# PROBLEM DESCRIPTION
Exactly as written, quote every line that follows, skipping the images.

# GIVEN MATERIAL
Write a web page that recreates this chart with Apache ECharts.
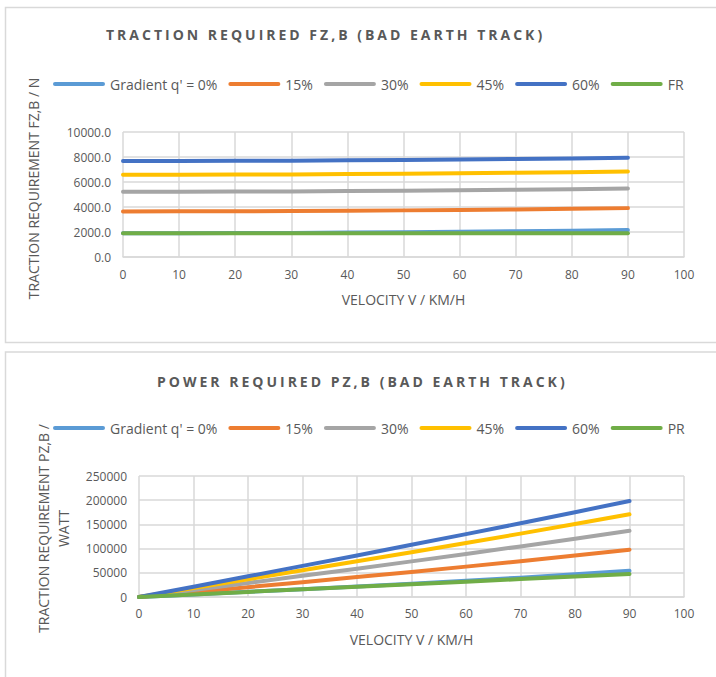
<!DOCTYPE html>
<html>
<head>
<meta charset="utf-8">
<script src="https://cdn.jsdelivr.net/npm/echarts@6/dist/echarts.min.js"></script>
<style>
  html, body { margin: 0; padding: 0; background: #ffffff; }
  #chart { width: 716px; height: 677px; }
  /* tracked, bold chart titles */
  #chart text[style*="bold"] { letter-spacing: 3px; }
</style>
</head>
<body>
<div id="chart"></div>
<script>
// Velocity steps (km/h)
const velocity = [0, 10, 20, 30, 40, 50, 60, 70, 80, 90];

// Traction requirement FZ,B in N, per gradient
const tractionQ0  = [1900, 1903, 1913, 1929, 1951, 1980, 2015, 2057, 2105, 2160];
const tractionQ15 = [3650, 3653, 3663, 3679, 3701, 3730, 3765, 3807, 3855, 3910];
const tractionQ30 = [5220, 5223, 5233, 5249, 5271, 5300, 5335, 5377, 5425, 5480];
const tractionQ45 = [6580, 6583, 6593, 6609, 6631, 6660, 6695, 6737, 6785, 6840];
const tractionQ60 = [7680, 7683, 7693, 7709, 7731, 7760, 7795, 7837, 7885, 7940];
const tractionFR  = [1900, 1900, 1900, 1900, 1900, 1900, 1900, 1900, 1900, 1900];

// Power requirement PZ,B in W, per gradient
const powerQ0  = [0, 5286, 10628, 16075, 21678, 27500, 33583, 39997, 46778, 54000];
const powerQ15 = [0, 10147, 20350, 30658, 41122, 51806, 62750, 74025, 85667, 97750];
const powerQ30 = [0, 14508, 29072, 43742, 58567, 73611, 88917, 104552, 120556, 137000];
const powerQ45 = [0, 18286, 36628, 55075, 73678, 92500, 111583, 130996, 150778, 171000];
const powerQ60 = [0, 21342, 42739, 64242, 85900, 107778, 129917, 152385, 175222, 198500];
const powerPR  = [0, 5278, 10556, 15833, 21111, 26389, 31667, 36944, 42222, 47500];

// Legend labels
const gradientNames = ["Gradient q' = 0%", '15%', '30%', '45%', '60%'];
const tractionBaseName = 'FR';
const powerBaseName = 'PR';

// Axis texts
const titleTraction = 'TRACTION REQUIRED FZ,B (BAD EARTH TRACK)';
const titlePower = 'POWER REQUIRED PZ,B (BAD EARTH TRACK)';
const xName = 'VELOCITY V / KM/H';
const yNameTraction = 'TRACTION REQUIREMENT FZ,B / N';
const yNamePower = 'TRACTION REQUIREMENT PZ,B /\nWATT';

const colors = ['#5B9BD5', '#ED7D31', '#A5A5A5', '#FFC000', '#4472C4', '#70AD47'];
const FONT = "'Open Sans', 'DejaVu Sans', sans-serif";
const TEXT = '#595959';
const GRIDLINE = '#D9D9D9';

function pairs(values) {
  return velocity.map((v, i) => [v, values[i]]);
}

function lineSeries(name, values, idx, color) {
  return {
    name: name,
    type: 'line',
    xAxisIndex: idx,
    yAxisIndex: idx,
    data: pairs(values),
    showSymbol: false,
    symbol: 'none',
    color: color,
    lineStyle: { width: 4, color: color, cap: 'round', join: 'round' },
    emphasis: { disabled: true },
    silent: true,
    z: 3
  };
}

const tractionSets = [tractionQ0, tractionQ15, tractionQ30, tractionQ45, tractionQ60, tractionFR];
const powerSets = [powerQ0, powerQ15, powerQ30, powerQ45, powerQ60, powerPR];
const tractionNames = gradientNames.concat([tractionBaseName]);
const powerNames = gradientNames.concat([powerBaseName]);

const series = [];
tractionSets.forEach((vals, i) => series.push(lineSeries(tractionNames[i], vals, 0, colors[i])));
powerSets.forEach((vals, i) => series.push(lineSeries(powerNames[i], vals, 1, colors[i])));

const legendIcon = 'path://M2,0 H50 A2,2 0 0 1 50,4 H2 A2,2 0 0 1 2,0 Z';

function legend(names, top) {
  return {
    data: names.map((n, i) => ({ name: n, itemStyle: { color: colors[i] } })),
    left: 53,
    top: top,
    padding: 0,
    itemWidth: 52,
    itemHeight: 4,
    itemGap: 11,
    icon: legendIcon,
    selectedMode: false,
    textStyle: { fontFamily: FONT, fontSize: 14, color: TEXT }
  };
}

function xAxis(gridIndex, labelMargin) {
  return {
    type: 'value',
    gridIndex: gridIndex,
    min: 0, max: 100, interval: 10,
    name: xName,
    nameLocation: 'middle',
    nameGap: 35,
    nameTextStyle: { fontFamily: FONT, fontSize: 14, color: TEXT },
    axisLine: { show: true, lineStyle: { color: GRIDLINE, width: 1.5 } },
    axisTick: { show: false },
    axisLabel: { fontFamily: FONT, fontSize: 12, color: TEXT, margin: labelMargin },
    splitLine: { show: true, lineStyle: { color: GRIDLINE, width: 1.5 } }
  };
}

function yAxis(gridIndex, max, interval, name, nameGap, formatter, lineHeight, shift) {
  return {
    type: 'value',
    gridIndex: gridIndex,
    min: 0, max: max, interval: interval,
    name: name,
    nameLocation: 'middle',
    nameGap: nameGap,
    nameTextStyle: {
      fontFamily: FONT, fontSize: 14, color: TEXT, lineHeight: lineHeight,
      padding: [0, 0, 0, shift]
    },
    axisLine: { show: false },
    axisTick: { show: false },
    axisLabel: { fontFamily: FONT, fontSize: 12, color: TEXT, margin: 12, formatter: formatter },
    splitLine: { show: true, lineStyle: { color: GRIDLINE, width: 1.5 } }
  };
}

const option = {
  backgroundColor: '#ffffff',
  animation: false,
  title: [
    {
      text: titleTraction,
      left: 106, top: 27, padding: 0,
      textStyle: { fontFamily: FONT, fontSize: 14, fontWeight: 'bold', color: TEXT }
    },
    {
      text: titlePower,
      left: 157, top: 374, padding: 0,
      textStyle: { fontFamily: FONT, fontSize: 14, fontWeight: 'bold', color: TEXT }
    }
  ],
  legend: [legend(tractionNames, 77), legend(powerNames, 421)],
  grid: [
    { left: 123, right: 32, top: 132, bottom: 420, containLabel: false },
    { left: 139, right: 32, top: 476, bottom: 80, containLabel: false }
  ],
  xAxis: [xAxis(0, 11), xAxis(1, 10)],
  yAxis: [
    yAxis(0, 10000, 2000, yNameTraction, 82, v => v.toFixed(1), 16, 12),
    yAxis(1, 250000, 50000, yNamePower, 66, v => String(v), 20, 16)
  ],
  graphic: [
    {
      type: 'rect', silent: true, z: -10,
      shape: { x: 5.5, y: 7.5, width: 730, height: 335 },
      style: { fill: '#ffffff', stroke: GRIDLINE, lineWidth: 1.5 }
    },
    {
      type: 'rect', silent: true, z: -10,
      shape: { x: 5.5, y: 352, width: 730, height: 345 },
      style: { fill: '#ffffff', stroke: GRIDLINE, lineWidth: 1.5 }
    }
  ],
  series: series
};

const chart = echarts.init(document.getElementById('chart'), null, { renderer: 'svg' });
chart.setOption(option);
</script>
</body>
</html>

# RESPONSE
Write a web page that recreates this chart with Apache ECharts.
<!DOCTYPE html>
<html>
<head>
<meta charset="utf-8">
<script src="https://cdn.jsdelivr.net/npm/echarts@6/dist/echarts.min.js"></script>
<style>
  html, body { margin: 0; padding: 0; background: #ffffff; }
  #chart { width: 716px; height: 677px; }
  /* tracked, bold chart titles */
  #chart text[style*="bold"] { letter-spacing: 3px; }
</style>
</head>
<body>
<div id="chart"></div>
<script>
// Velocity steps (km/h)
const velocity = [0, 10, 20, 30, 40, 50, 60, 70, 80, 90];

// Traction requirement FZ,B in N, per gradient
const tractionQ0  = [1900, 1903, 1913, 1929, 1951, 1980, 2015, 2057, 2105, 2160];
const tractionQ15 = [3650, 3653, 3663, 3679, 3701, 3730, 3765, 3807, 3855, 3910];
const tractionQ30 = [5220, 5223, 5233, 5249, 5271, 5300, 5335, 5377, 5425, 5480];
const tractionQ45 = [6580, 6583, 6593, 6609, 6631, 6660, 6695, 6737, 6785, 6840];
const tractionQ60 = [7680, 7683, 7693, 7709, 7731, 7760, 7795, 7837, 7885, 7940];
const tractionFR  = [1900, 1900, 1900, 1900, 1900, 1900, 1900, 1900, 1900, 1900];

// Power requirement PZ,B in W, per gradient
const powerQ0  = [0, 5286, 10628, 16075, 21678, 27500, 33583, 39997, 46778, 54000];
const powerQ15 = [0, 10147, 20350, 30658, 41122, 51806, 62750, 74025, 85667, 97750];
const powerQ30 = [0, 14508, 29072, 43742, 58567, 73611, 88917, 104552, 120556, 137000];
const powerQ45 = [0, 18286, 36628, 55075, 73678, 92500, 111583, 130996, 150778, 171000];
const powerQ60 = [0, 21342, 42739, 64242, 85900, 107778, 129917, 152385, 175222, 198500];
const powerPR  = [0, 5278, 10556, 15833, 21111, 26389, 31667, 36944, 42222, 47500];

// Legend labels
const gradientNames = ["Gradient q' = 0%", '15%', '30%', '45%', '60%'];
const tractionBaseName = 'FR';
const powerBaseName = 'PR';

// Axis texts
const titleTraction = 'TRACTION REQUIRED FZ,B (BAD EARTH TRACK)';
const titlePower = 'POWER REQUIRED PZ,B (BAD EARTH TRACK)';
const xName = 'VELOCITY V / KM/H';
const yNameTraction = 'TRACTION REQUIREMENT FZ,B / N';
const yNamePower = 'TRACTION REQUIREMENT PZ,B /\nWATT';

const colors = ['#5B9BD5', '#ED7D31', '#A5A5A5', '#FFC000', '#4472C4', '#70AD47'];
const FONT = "'Open Sans', 'DejaVu Sans', sans-serif";
const TEXT = '#595959';
const GRIDLINE = '#D9D9D9';

function pairs(values) {
  return velocity.map((v, i) => [v, values[i]]);
}

function lineSeries(name, values, idx, color) {
  return {
    name: name,
    type: 'line',
    xAxisIndex: idx,
    yAxisIndex: idx,
    data: pairs(values),
    showSymbol: false,
    symbol: 'none',
    color: color,
    lineStyle: { width: 4, color: color, cap: 'round', join: 'round' },
    emphasis: { disabled: true },
    silent: true,
    z: 3
  };
}

const tractionSets = [tractionQ0, tractionQ15, tractionQ30, tractionQ45, tractionQ60, tractionFR];
const powerSets = [powerQ0, powerQ15, powerQ30, powerQ45, powerQ60, powerPR];
const tractionNames = gradientNames.concat([tractionBaseName]);
const powerNames = gradientNames.concat([powerBaseName]);

const series = [];
tractionSets.forEach((vals, i) => series.push(lineSeries(tractionNames[i], vals, 0, colors[i])));
powerSets.forEach((vals, i) => series.push(lineSeries(powerNames[i], vals, 1, colors[i])));

const legendIcon = 'path://M2,0 H50 A2,2 0 0 1 50,4 H2 A2,2 0 0 1 2,0 Z';

function legend(names, top) {
  return {
    data: names.map((n, i) => ({ name: n, itemStyle: { color: colors[i] } })),
    left: 53,
    top: top,
    padding: 0,
    itemWidth: 52,
    itemHeight: 4,
    itemGap: 11,
    icon: legendIcon,
    selectedMode: false,
    textStyle: { fontFamily: FONT, fontSize: 14, color: TEXT }
  };
}

function xAxis(gridIndex, labelMargin) {
  return {
    type: 'value',
    gridIndex: gridIndex,
    min: 0, max: 100, interval: 10,
    name: xName,
    nameLocation: 'middle',
    nameGap: 35,
    nameTextStyle: { fontFamily: FONT, fontSize: 14, color: TEXT },
    axisLine: { show: true, lineStyle: { color: GRIDLINE, width: 1.5 } },
    axisTick: { show: false },
    axisLabel: { fontFamily: FONT, fontSize: 12, color: TEXT, margin: labelMargin },
    splitLine: { show: true, lineStyle: { color: GRIDLINE, width: 1.5 } }
  };
}

function yAxis(gridIndex, max, interval, name, nameGap, formatter, lineHeight, shift) {
  return {
    type: 'value',
    gridIndex: gridIndex,
    min: 0, max: max, interval: interval,
    name: name,
    nameLocation: 'middle',
    nameGap: nameGap,
    nameTextStyle: {
      fontFamily: FONT, fontSize: 14, color: TEXT, lineHeight: lineHeight,
      padding: [0, 0, 0, shift]
    },
    axisLine: { show: false },
    axisTick: { show: false },
    axisLabel: { fontFamily: FONT, fontSize: 12, color: TEXT, margin: 12, formatter: formatter },
    splitLine: { show: true, lineStyle: { color: GRIDLINE, width: 1.5 } }
  };
}

const option = {
  backgroundColor: '#ffffff',
  animation: false,
  title: [
    {
      text: titleTraction,
      left: 106, top: 27, padding: 0,
      textStyle: { fontFamily: FONT, fontSize: 14, fontWeight: 'bold', color: TEXT }
    },
    {
      text: titlePower,
      left: 157, top: 374, padding: 0,
      textStyle: { fontFamily: FONT, fontSize: 14, fontWeight: 'bold', color: TEXT }
    }
  ],
  legend: [legend(tractionNames, 77), legend(powerNames, 421)],
  grid: [
    { left: 123, right: 32, top: 132, bottom: 420, containLabel: false },
    { left: 139, right: 32, top: 476, bottom: 80, containLabel: false }
  ],
  xAxis: [xAxis(0, 11), xAxis(1, 10)],
  yAxis: [
    yAxis(0, 10000, 2000, yNameTraction, 82, v => v.toFixed(1), 16, 12),
    yAxis(1, 250000, 50000, yNamePower, 66, v => String(v), 20, 16)
  ],
  graphic: [
    {
      type: 'rect', silent: true, z: -10,
      shape: { x: 5.5, y: 7.5, width: 730, height: 335 },
      style: { fill: '#ffffff', stroke: GRIDLINE, lineWidth: 1.5 }
    },
    {
      type: 'rect', silent: true, z: -10,
      shape: { x: 5.5, y: 352, width: 730, height: 345 },
      style: { fill: '#ffffff', stroke: GRIDLINE, lineWidth: 1.5 }
    }
  ],
  series: series
};

const chart = echarts.init(document.getElementById('chart'), null, { renderer: 'svg' });
chart.setOption(option);
</script>
</body>
</html>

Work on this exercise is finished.